If you use a "guiding light" metaphor, you better have a specific story about a literal flashlight or a dark road, otherwise, it’s just noise.

Taking Action: Your Next Steps

  1. Identify the Vibe: Is she a "soft and sweet" mom or a "tough as nails" mom? This dictates your search.
  2. Go Deep, Not Wide: Instead of searching "best mom poems," search for specific themes like "poems about mothers and gardens" or "poems about mothers and strength."
  3. The "Handwritten" Rule: No matter what poem you choose, write a two-sentence personal note at the bottom. The poem is the opening act; your personal words are the headliner.
  4. Check the Source: If you find a quote online attributed to "Anonymous," try to find the real author. It adds a layer of intellectual effort that shows you actually care.
  5. Don't Wait for a Holiday: The best time to give a poem for a mom is on a random Tuesday when she’s stressed out.

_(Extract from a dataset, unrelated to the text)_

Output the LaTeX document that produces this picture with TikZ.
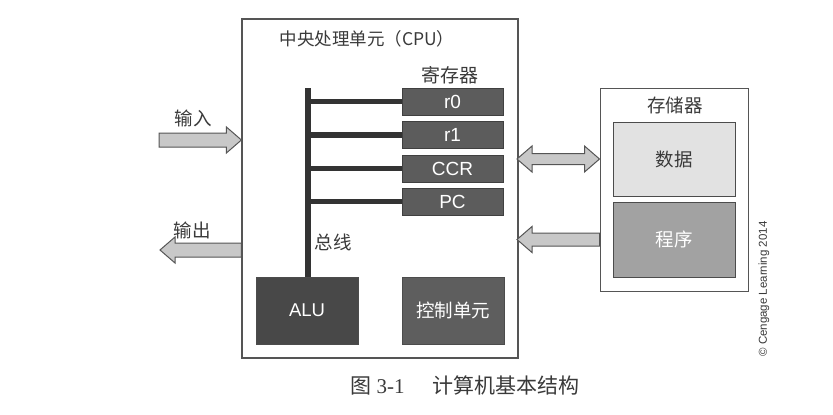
\documentclass[tikz,border=0pt]{standalone}
\usepackage{fontspec}
\setmainfont{Liberation Serif}
\setsansfont{Liberation Sans}
\newfontfamily\cjk{Noto Sans CJK SC}
\usetikzlibrary{calc}
\definecolor{edge}{HTML}{555555}
\definecolor{regfill}{HTML}{5C5C5C}
\definecolor{alufill}{HTML}{484848}
\definecolor{cufill}{HTML}{5E5E5E}
\definecolor{datafill}{HTML}{E2E2E2}
\definecolor{progfill}{HTML}{A2A2A2}
\definecolor{arrfill}{HTML}{C8C8C8}
\definecolor{txt}{HTML}{3A3A3A}
\tikzset{
  box/.style={draw=edge, line width=1.2pt, fill=white},
  reg/.style={draw=black!75, line width=1pt, fill=regfill, text=white, font=\sffamily\fontsize{19}{19}\selectfont,
    minimum width=101pt, minimum height=27pt, inner sep=0pt},
  unit/.style={draw=black!70, line width=1pt, text=white, minimum width=102pt, minimum height=67pt, inner sep=0pt},
  membox/.style={draw=black!70, line width=1pt, minimum width=122pt, inner sep=0pt, font=\cjk\fontsize{18.5}{19}\selectfont},
  lbl/.style={text=txt, font=\cjk\fontsize{18.5}{19}\selectfont, inner sep=0pt},
  bus/.style={draw=black!80, line width=5.5pt},
  blockarr/.style={draw=edge, line width=1pt, fill=arrfill, line join=miter},
}
\newcommand{\blockR}[4]{% from #1 to tip #2, body half #3, head half #4
  \draw[blockarr] ($(#1)+(0,-#3)$) -- ($(#2)+(-15,-#3)$) -- ($(#2)+(-15,-#4)$) -- (#2)
    -- ($(#2)+(-15,#4)$) -- ($(#2)+(-15,#3)$) -- ($(#1)+(0,#3)$) -- cycle;}
\newcommand{\blockL}[4]{% from #1 (right) to tip #2 (left)
  \draw[blockarr] ($(#1)+(0,-#3)$) -- ($(#2)+(15,-#3)$) -- ($(#2)+(15,-#4)$) -- (#2)
    -- ($(#2)+(15,#4)$) -- ($(#2)+(15,#3)$) -- ($(#1)+(0,#3)$) -- cycle;}
\newcommand{\blockLR}[4]{% tips #1 (left) and #2 (right)
  \draw[blockarr] (#1) -- ($(#1)+(15,-#4)$) -- ($(#1)+(15,-#3)$) -- ($(#2)+(-15,-#3)$) -- ($(#2)+(-15,-#4)$) -- (#2)
    -- ($(#2)+(-15,#4)$) -- ($(#2)+(-15,#3)$) -- ($(#1)+(15,#3)$) -- ($(#1)+(15,#4)$) -- cycle;}
\begin{document}
\begin{tikzpicture}[x=1pt,y=-1pt]
\useasboundingbox[fill=white] (0,0) rectangle (833,415);
% CPU
\node[box, minimum width=276pt, minimum height=339pt, inner sep=0pt] (cpu) at (380,188.5) {};
\node[lbl, font=\cjk\fontsize{17.5}{18}\selectfont] (cputitle) at (367,39) {中央处理单元（CPU）};
\node[lbl, font=\cjk\fontsize{19}{19}\selectfont] (reglbl) at (450,75) {寄存器};
\node[reg] (r0) at (452.5,101.5) {r0};
\node[reg] (r1) at (452.5,135) {r1};
\node[reg] (ccr) at (452.5,168.5) {CCR};
\node[reg] (pc) at (452.5,201.5) {PC};
\node[unit, fill=alufill, font=\sffamily\fontsize{18.5}{19}\selectfont] (alu) at (307,310.5) {ALU};
\node[unit, fill=cufill, font=\cjk\fontsize{18.5}{19}\selectfont] (cu) at (453,310.5) {控制单元};
% bus
\coordinate (bustop) at (308,88);
\draw[bus] (bustop) -- (bustop |- alu.north);
\foreach \r in {r0,r1,ccr,pc}{
  \draw[bus] (bustop |- \r.west) -- (\r.west);
}
\node[lbl] (buslbl) at (333,242) {总线};
% memory
\node[box, line width=1pt, minimum width=148pt, minimum height=203pt, inner sep=0pt] (mem) at (674,189.5) {};
\node[lbl] (memlbl) at (675,105) {存储器};
\node[membox, fill=datafill, minimum height=74pt, text=txt] (data) at (674,159) {数据};
\node[membox, fill=progfill, minimum height=75pt, text=white] (prog) at (674,239.5) {程序};
% arrows
\coordinate (inL) at (159,140);
\coordinate (outL) at (160,250);
\coordinate (dL) at (517,159);
\coordinate (pL) at (517,239.5);
\blockR{inL}{cpu.west |- inL}{7}{13}
\node[lbl] (inlbl) at (193,118) {输入};
\blockL{cpu.west |- outL}{outL}{7}{13}
\node[lbl] (outlbl) at (192,230) {输出};
\blockLR{dL}{mem.west |- dL}{5.5}{13}
\blockL{mem.west |- pL}{pL}{6.5}{13}
% copyright
\node[rotate=90, text=txt, font=\sffamily\fontsize{11.5}{12}\selectfont, inner sep=0pt] (copy) at (764,289) {© Cengage Learning 2014};
% caption
\node[text=txt, inner sep=0pt, font=\fontsize{21}{22}\selectfont] (cap) at (465,385) {{\cjk 图} 3-1\hspace{28pt}{\cjk 计算机基本结构}};
\end{tikzpicture}
\end{document}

That’s when it has the most power.

Finding the right words isn't about being a literary genius. It's about being a good observer. Stop looking for the "perfect" poem and start looking for the "true" one.

Once you have your poem, read it out loud. If it feels like something you’d never actually say, keep looking. If it makes you feel a little bit exposed or vulnerable, you’ve probably found the right one. Put it in an envelope, buy a stamp (yes, a real one), and send it.

The impact of a few well-chosen lines lasts much longer than any bouquet of flowers ever will. Flowers die in a week. A good poem sits in the back of her mind—and her desk drawer—forever.